Simply having knowledge of the existence of Jesus is not enough for one to experience the wonder of the birth of the Savior. Today, many people go through the pleasant motions of holidays. It is a nice change of pace. There is good food, good parties, and good gifts. Like children, who know there is going to be a piñata at the party, many show up to Jesus’ birthday party each year for what they can get for themselves.
We learn from the first birthday party goers that you can bring a gift…or not, but you will only leave with the Spirit, which is the gift of God. This is unacceptable to most people, and despite innumerable invitations to come and worship the King, they do not think He has anything of value to give them. They do not know the gift of God, nor the One who gives it (Jn 4:10).

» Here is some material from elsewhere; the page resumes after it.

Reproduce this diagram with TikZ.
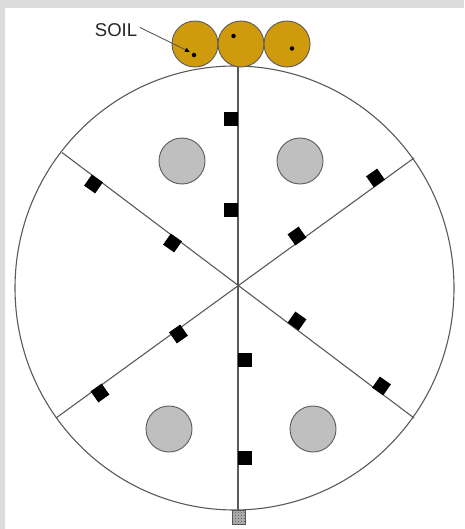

Shepherds and magi departed with nothing materially worthy, an insight to be shared with lying prosperity preachers, today. These charlatans invite people to come and worship Jesus, under the guise of the visitor getting rich. They themselves then steal the gold brought by the people and feed themselves on rich delicacies (Ezek 34). The people go home with nothing. They do not even receive the gift of the Holy Spirit. When they question the emptiness, the false prosperity apostle tells them to bring more gold. Woe to the pastor, who poses as a prophet and apostle to fleece God’s sheep for his own gain (Mt 7:22).
Both the shepherds and magi, like everyone else called to worship King Jesus, have the good gift of knowing they were called and received into the presence of the King of glory. This is a beautiful picture of the salvation our Savior brought into the world. People are invited to come to Jesus for the sole purpose of entering into His glorious presence. It is enough. The foretaste of heaven is the token pledge of God’s indwelling presence, within those called and who come to Jesus. The shepherds returned to their flocks with the same economic status in which they arrived. The magi returned to their homelands with the same economic status in which they arrived. They both returned, however, with a greater knowledge and personal experience of Jesus Christ, a gift they would treasure for the rest of their lives and into eternity.
In summary, we have three brief profiles of people in relationship to Jesus Christ. Shepherds represent a class of people most kings would never receive. Magi represent those who humble themselves by sacrificing things accumulated in this world. They embraced the privilege of losing all, for the sake of entering Christ the King’s presence. King Herod and the people of Jerusalem represent those who have an agenda in conflict with God’s agenda. Jesus poses a threat to the proud, who refuse to come and worship Him because they know He is the King of kings.
In conclusion, the Gospel of Jesus Christ is God’s message of salvation. The Gospel call goes out to all people. Some respond in humble adoration, and their joy is observed in their praising and glorifying God for Jesus’ birth. Others respond with resistance and even hostility. Their darkness remains with the ominous expectation of their pending judgment. May we heed the call to come to King Jesus Christ this Christmas, and may we delight in His presence, which is the best present God has ever given.